WORK REQUIRED » Write out the data again exactly, skipping every picture.
>>>>>
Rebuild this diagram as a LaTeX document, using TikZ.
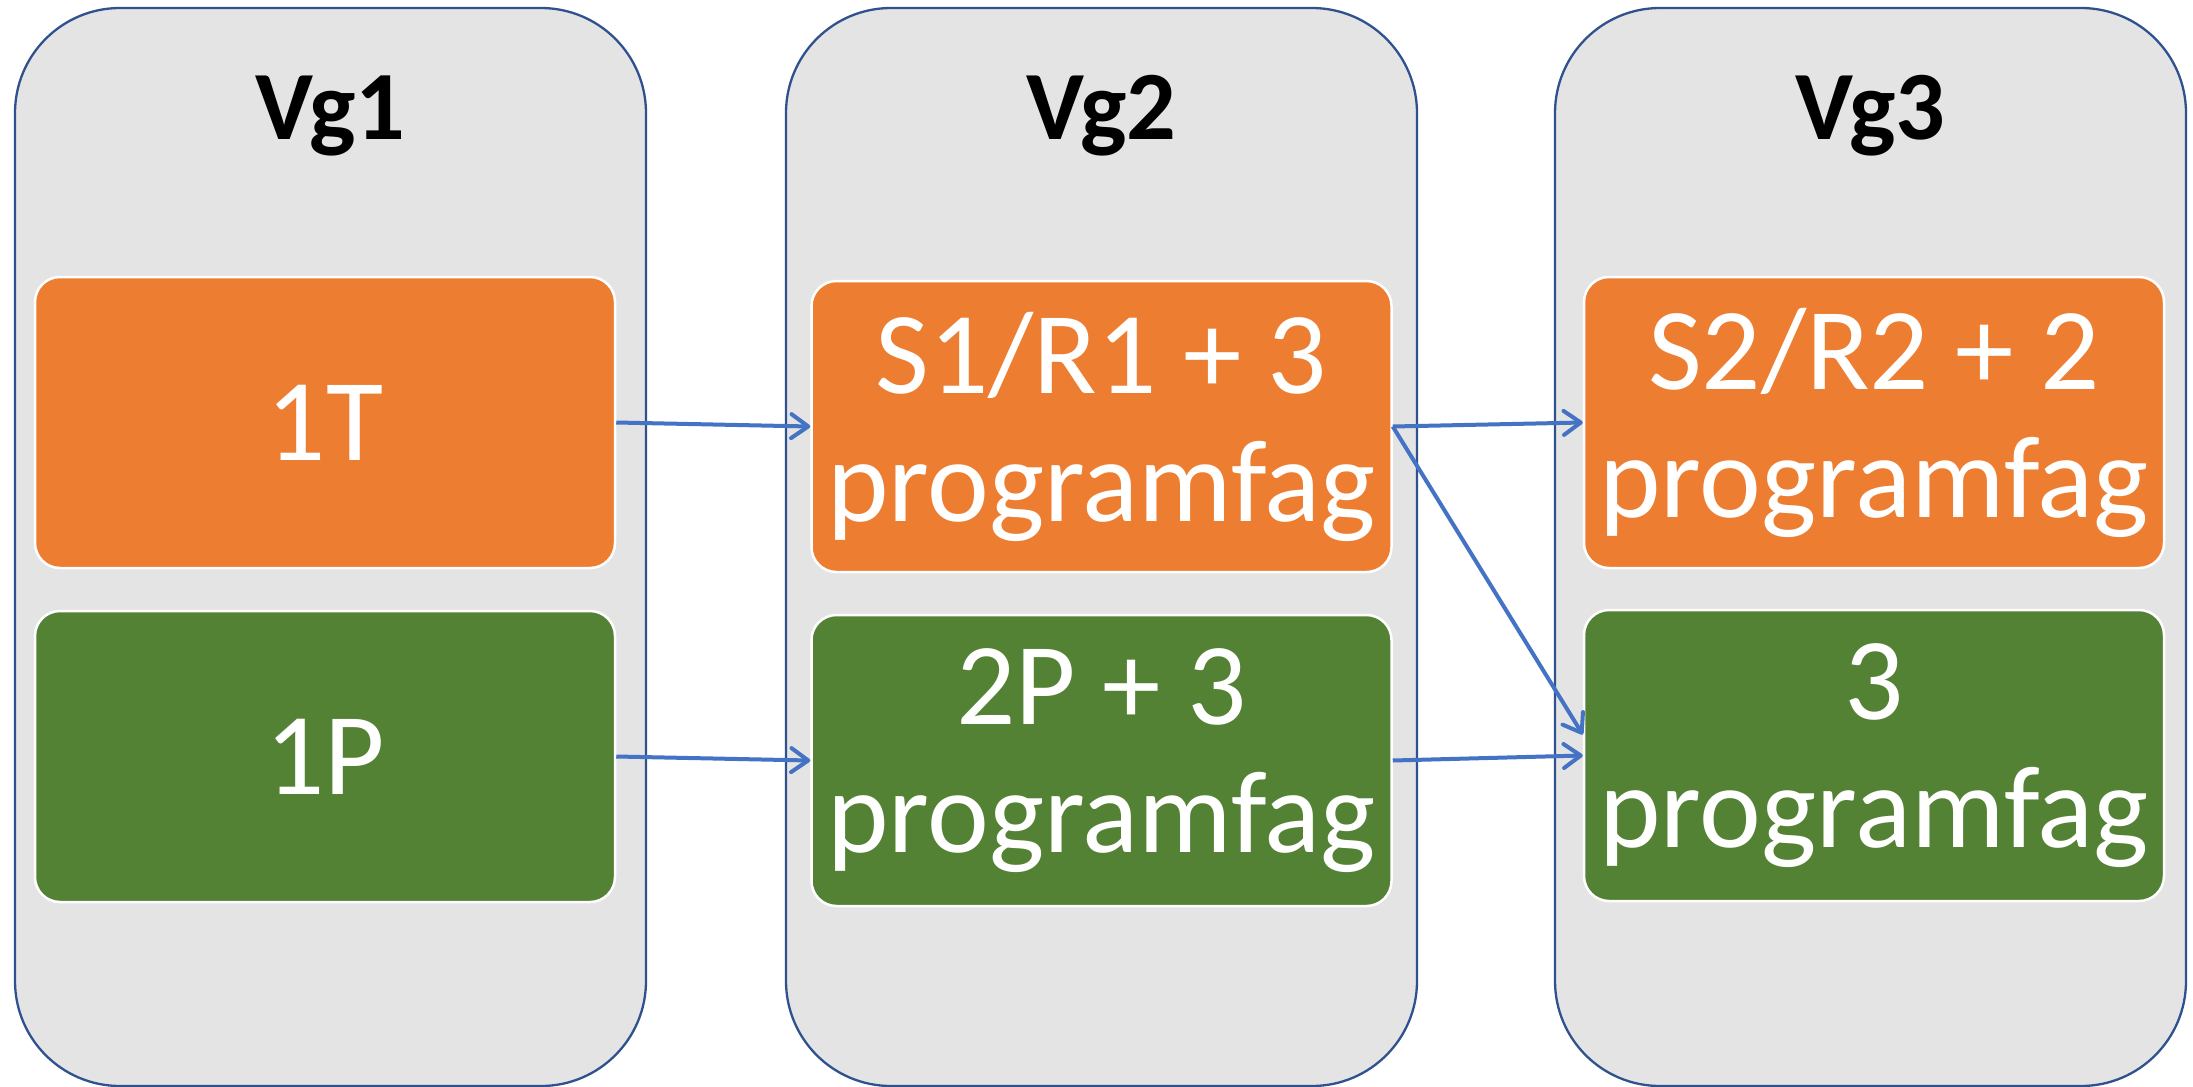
\documentclass[tikz,border=0pt]{standalone}
\usepackage{fontspec}
\setmainfont{Carlito}
\usetikzlibrary{arrows.meta}
\definecolor{colfill}{HTML}{E4E4E4}
\definecolor{colline}{HTML}{2F528F}
\definecolor{orangebox}{HTML}{ED7D31}
\definecolor{greenbox}{HTML}{548235}
\definecolor{arrowblue}{HTML}{4472C4}
\begin{document}
\begin{tikzpicture}[x=1pt,y=-1pt,
  column/.style={draw=colline, line width=2.3pt, fill=colfill, rounded corners=105pt,
    minimum width=631pt, minimum height=1078pt, inner sep=0pt},
  title/.style={font=\fontsize{98}{100}\selectfont\bfseries, anchor=base, inner sep=0pt},
  card/.style={draw=white, line width=2.5pt, rounded corners=25pt, minimum width=580pt,
    minimum height=291pt, inner sep=0pt, text=white, align=center,
    font=\fontsize{117}{128}\selectfont},
  ocard/.style={card, fill=orangebox},
  gcard/.style={card, fill=greenbox},
  link/.style={draw=arrowblue, line width=4pt, -{Straight Barb[length=17pt,width=24pt,line width=4pt,round]}}
]
\useasboundingbox (0,0) rectangle (2193,1087);
\fill[white] (0,0) rectangle (2193,1087);
% columns
\node[column] (c1) at (330.5,547) {};
\node[column] (c2) at (1101.5,547) {};
\node[column] (c3) at (1870.5,547) {};
% titles
\node[title] (t1) at (330.5,139) {Vg1};
\node[title] (t2) at (1101.5,139) {Vg2};
\node[title] (t3) at (1870.5,139) {Vg3};
% cards
\node[ocard] (o1) at (325,422.5) {1T};
\node[gcard] (g1) at (325,756.5) {1P};
\node[ocard] (o2) at (1101.5,426.5) {S1/R1 + 3\\programfag};
\node[gcard] (g2) at (1101.5,760.5) {2P + 3\\programfag};
\node[ocard] (o3) at (1874,422.5) {S2/R2 + 2\\programfag};
\node[gcard] (g3) at (1874,755.5) {3\\programfag};
% arrows
\draw[link] (o1.east) -- (o2.west);
\draw[link] (g1.east) -- (g2.west);
\draw[link] (o2.east) -- (o3.west);
\draw[link] (g2.east) -- (g3.west);
\draw[link] (o2.east) -- ([yshift=21pt]g3.west);
\end{tikzpicture}
\end{document}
<<<<<
REPLY »
Rebuild this diagram as a LaTeX document, using TikZ.
\documentclass[tikz,border=0pt]{standalone}
\usepackage{fontspec}
\setmainfont{Carlito}
\usetikzlibrary{arrows.meta}
\definecolor{colfill}{HTML}{E4E4E4}
\definecolor{colline}{HTML}{2F528F}
\definecolor{orangebox}{HTML}{ED7D31}
\definecolor{greenbox}{HTML}{548235}
\definecolor{arrowblue}{HTML}{4472C4}
\begin{document}
\begin{tikzpicture}[x=1pt,y=-1pt,
  column/.style={draw=colline, line width=2.3pt, fill=colfill, rounded corners=105pt,
    minimum width=631pt, minimum height=1078pt, inner sep=0pt},
  title/.style={font=\fontsize{98}{100}\selectfont\bfseries, anchor=base, inner sep=0pt},
  card/.style={draw=white, line width=2.5pt, rounded corners=25pt, minimum width=580pt,
    minimum height=291pt, inner sep=0pt, text=white, align=center,
    font=\fontsize{117}{128}\selectfont},
  ocard/.style={card, fill=orangebox},
  gcard/.style={card, fill=greenbox},
  link/.style={draw=arrowblue, line width=4pt, -{Straight Barb[length=17pt,width=24pt,line width=4pt,round]}}
]
\useasboundingbox (0,0) rectangle (2193,1087);
\fill[white] (0,0) rectangle (2193,1087);
% columns
\node[column] (c1) at (330.5,547) {};
\node[column] (c2) at (1101.5,547) {};
\node[column] (c3) at (1870.5,547) {};
% titles
\node[title] (t1) at (330.5,139) {Vg1};
\node[title] (t2) at (1101.5,139) {Vg2};
\node[title] (t3) at (1870.5,139) {Vg3};
% cards
\node[ocard] (o1) at (325,422.5) {1T};
\node[gcard] (g1) at (325,756.5) {1P};
\node[ocard] (o2) at (1101.5,426.5) {S1/R1 + 3\\programfag};
\node[gcard] (g2) at (1101.5,760.5) {2P + 3\\programfag};
\node[ocard] (o3) at (1874,422.5) {S2/R2 + 2\\programfag};
\node[gcard] (g3) at (1874,755.5) {3\\programfag};
% arrows
\draw[link] (o1.east) -- (o2.west);
\draw[link] (g1.east) -- (g2.west);
\draw[link] (o2.east) -- (o3.west);
\draw[link] (g2.east) -- (g3.west);
\draw[link] (o2.east) -- ([yshift=21pt]g3.west);
\end{tikzpicture}
\end{document}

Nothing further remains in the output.